L’ESSI, l’Allemagne et l’OTAN, ou la dépendance en urgence

Ces programmes exposent deux approches qui ont toutes les deux pour résultat paradoxal l’érosion des compétences européennes propres. Lors de son discours à Prague en août 2022, le chancelier Olaf Scholz pose les jalons de ce qui sera l’initiative ESSI (European Sky Shield Initiative) : investissement massif dans les capacités de défense aérienne, ouverture du projet à la participation des voisins, le tout censé être « un excellent exemple de ce que nous voulons dire lorsque nous parlons de renforcer le pilier européen de l’OTAN ». Deux mois plus tard, c’est justement en marge d’une réunion de l’Alliance que l’annonce officielle est faite, avec quelques grands traits qui émergent : il s’agit d’un système multicouche de défense aérienne et antimissile, dont les éléments seront achetés, (éventuellement) développés et opérés en coopération, et qui compte sur le système Arrow‑3 israélo-­américain pour la longue portée, l’IRIS‑T SLM allemand pour la courte portée et, surtout, le système américain Patriot au milieu.

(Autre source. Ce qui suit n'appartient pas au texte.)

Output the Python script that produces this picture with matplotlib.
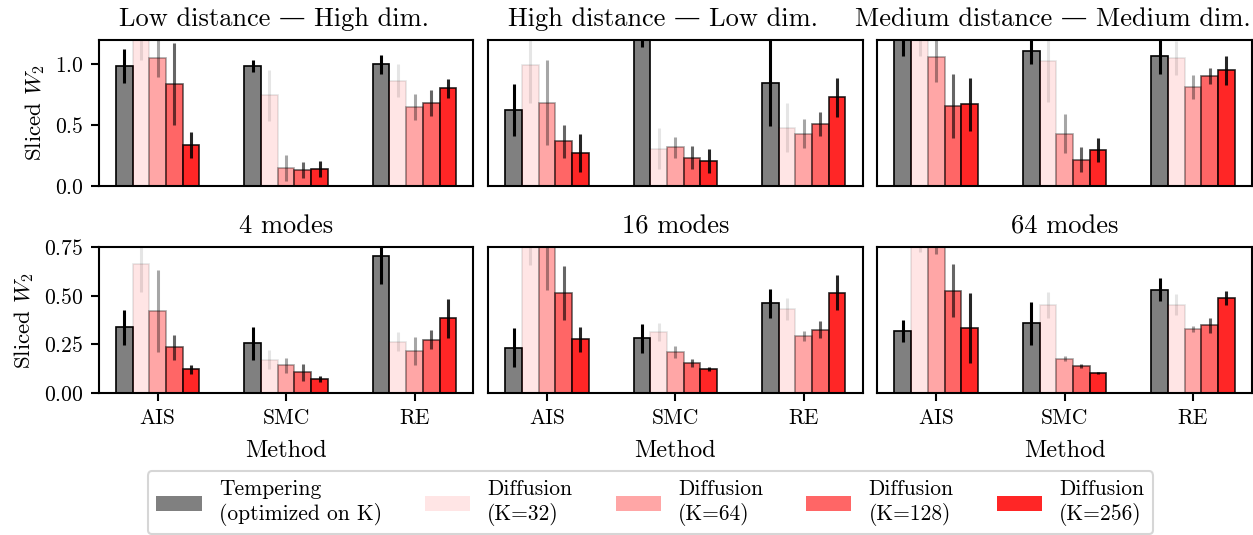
import numpy as np
import matplotlib
matplotlib.use("Agg")
import matplotlib.pyplot as plt
from matplotlib.ticker import MultipleLocator
from matplotlib.patches import Patch

plt.rcParams['font.family'] = ['cmr10', 'DejaVu Serif']
plt.rcParams['mathtext.fontset'] = 'cm'
plt.rcParams['axes.formatter.use_mathtext'] = True
plt.rcParams['axes.unicode_minus'] = False

methods = ['AIS', 'SMC', 'RE']
series_labels = ['Tempering\n(optimized on K)', 'Diffusion\n(K=32)', 'Diffusion\n(K=64)',
                 'Diffusion\n(K=128)', 'Diffusion\n(K=256)']
top_titles = ['Low distance — High dim.', 'High distance — Low dim.', 'Medium distance — Medium dim.']
bottom_titles = ['4 modes', '16 modes', '64 modes']

# rows: tempering, K=32, K=64, K=128, K=256 ; columns: AIS, SMC, RE
low_high_mean = [[0.986, 0.986, 1.000],
                 [1.250, 0.747, 0.867],
                 [1.050, 0.147, 0.647],
                 [0.839, 0.130, 0.686],
                 [0.336, 0.139, 0.803]]
low_high_err = [[0.140, 0.047, 0.075],
                [0.210, 0.210, 0.136],
                [0.150, 0.105, 0.108],
                [0.340, 0.063, 0.107],
                [0.110, 0.067, 0.080]]

high_low_mean = [[0.625, 1.400, 0.847],
                 [0.992, 0.306, 0.480],
                 [0.683, 0.317, 0.430],
                 [0.367, 0.233, 0.511],
                 [0.269, 0.206, 0.728]]
high_low_err = [[0.210, 0.260, 0.350],
                [0.310, 0.167, 0.200],
                [0.350, 0.086, 0.117],
                [0.137, 0.093, 0.100],
                [0.155, 0.097, 0.160]]

medium_mean = [[1.250, 1.111, 1.072],
               [1.220, 1.030, 1.056],
               [1.058, 0.430, 0.814],
               [0.658, 0.217, 0.906],
               [0.672, 0.297, 0.953]]
medium_err = [[0.180, 0.110, 0.150],
              [0.150, 0.340, 0.140],
              [0.200, 0.160, 0.100],
              [0.260, 0.105, 0.067],
              [0.218, 0.100, 0.120]]

modes4_mean = [[0.339, 0.257, 0.704],
               [0.665, 0.170, 0.264],
               [0.423, 0.143, 0.216],
               [0.235, 0.106, 0.274],
               [0.121, 0.072, 0.385]]
modes4_err = [[0.090, 0.085, 0.145],
              [0.145, 0.049, 0.049],
              [0.210, 0.039, 0.071],
              [0.065, 0.043, 0.050],
              [0.025, 0.016, 0.100]]

modes16_mean = [[0.234, 0.281, 0.462],
                [0.820, 0.315, 0.433],
                [0.780, 0.211, 0.293],
                [0.513, 0.155, 0.326],
                [0.276, 0.123, 0.516]]
modes16_err = [[0.099, 0.074, 0.075],
               [0.160, 0.045, 0.056],
               [0.250, 0.032, 0.027],
               [0.138, 0.022, 0.045],
               [0.066, 0.011, 0.090]]

modes64_mean = [[0.319, 0.358, 0.532],
                [0.780, 0.452, 0.455],
                [0.760, 0.176, 0.331],
                [0.527, 0.140, 0.348],
                [0.334, 0.104, 0.488]]
modes64_err = [[0.058, 0.112, 0.060],
               [0.054, 0.065, 0.054],
               [0.043, 0.012, 0.015],
               [0.137, 0.011, 0.039],
               [0.180, 0.005, 0.036]]

panels = [(low_high_mean, low_high_err), (high_low_mean, high_low_err), (medium_mean, medium_err),
          (modes4_mean, modes4_err), (modes16_mean, modes16_err), (modes64_mean, modes64_err)]

face_colors = ['#808080', 'red', 'red', 'red', 'red']
alphas = [1.0, 0.1, 0.35, 0.6, 0.85]
width = 0.13

fig, axes = plt.subplots(2, 3, figsize=(12.53, 5.35), dpi=100)
fig.subplots_adjust(left=0.079, right=0.999, top=0.925, bottom=0.2654, wspace=0.04, hspace=0.42)

x = np.arange(len(methods))
for k, ax in enumerate(axes.flat):
    mean, err = panels[k]
    for i in range(5):
        ax.bar(x + (i - 2) * width, mean[i], width, yerr=err[i], color=face_colors[i],
               alpha=alphas[i], edgecolor='black', linewidth=1.2,
               error_kw=dict(elinewidth=2.2, ecolor='black', capsize=0, alpha=alphas[i]))
    for s in ax.spines.values():
        s.set_linewidth(1.5)
    ax.tick_params(labelsize=15.5, width=1.5, length=6, pad=5)
    row, col = divmod(k, 3)
    if row == 0:
        ax.set_ylim(0, 1.2)
        ax.yaxis.set_major_locator(MultipleLocator(0.5))
        t = ax.set_title(top_titles[col], fontsize=19, pad=10)
        t.set_x(0.468)
        ax.set_xticks([])
    else:
        ax.set_ylim(0, 0.75)
        ax.yaxis.set_major_locator(MultipleLocator(0.25))
        ax.set_title(bottom_titles[col], fontsize=19, pad=10)
        ax.set_xticks(x)
        ax.set_xticklabels(methods)
        ax.set_xlabel('Method', fontsize=17.5, labelpad=9)
    if col == 0:
        ax.set_ylabel('Sliced $W_2$', fontsize=16.5, labelpad=6)
    else:
        ax.set_yticks([])

handles = [Patch(facecolor=face_colors[i], alpha=alphas[i]) for i in range(5)]
leg = fig.legend(handles, series_labels, loc='center', bbox_to_anchor=(0.519, 0.06), ncol=5,
                 fontsize=15.5, handlelength=2.1, handleheight=0.7, handletextpad=0.8,
                 columnspacing=2.0, frameon=True, fancybox=True, borderpad=0.4)
leg.get_frame().set_edgecolor('#cccccc')
leg.get_frame().set_linewidth(1.5)

fig.savefig('out.png', dpi=100)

L’absence du système franco-­italien SAMP/T, et des deux pays concernés, fut immédiatement remarquée, de même que celle de la Pologne qui, mentionnée pourtant en première place par le chancelier Scholz à Prague, a décidé, pour l’heure, de se tenir à l’écart. Malgré l’adhésion d’une vingtaine de pays (1), le plan allemand n’est pas sans failles. L’étude consacrée au sujet par le CSIS (Center for Strategic & International Studies) est plus que réservée quant à sa logique initiale. Publiée en mai 2023, elle fustige « le manque de clarté de l’initiative quant à son contenu et ses objectifs ». À la question de savoir « si elle réussira », les auteurs répondent que les bénéfices de l’ESSI seront difficiles à réaliser dans la pratique. Ils classent les multiples défis en trois catégories :

• les défis politiques : la « cacophonie stratégique », autrement dit la diversité des intérêts, priorités et cultures nationales pourrait se révéler problématique, a fortiori dans un domaine où la spécialisation sera inévitable et, « les pays qui ne peuvent pas se permettre des systèmes complexes devront s’en remettre à d’autres pour la couverture contre les missiles à longue portée » ;

• les défis économiques : le « morcellement des préférences » du côté de la demande (besoins opérationnels) et de l’offre (industries de défense) risque de poser des difficultés de coordination, tandis que le choix d’acheter sur étagère des systèmes non européens « met en péril la base industrielle et technologique de défense à long terme »  ;

• les défis militaires, qui concernent au premier chef « l’interopérabilité », vu la nécessité d’une harmonisation des doctrines, de la formation et de l’entraînement à un niveau jamais atteint jusqu’ici (2).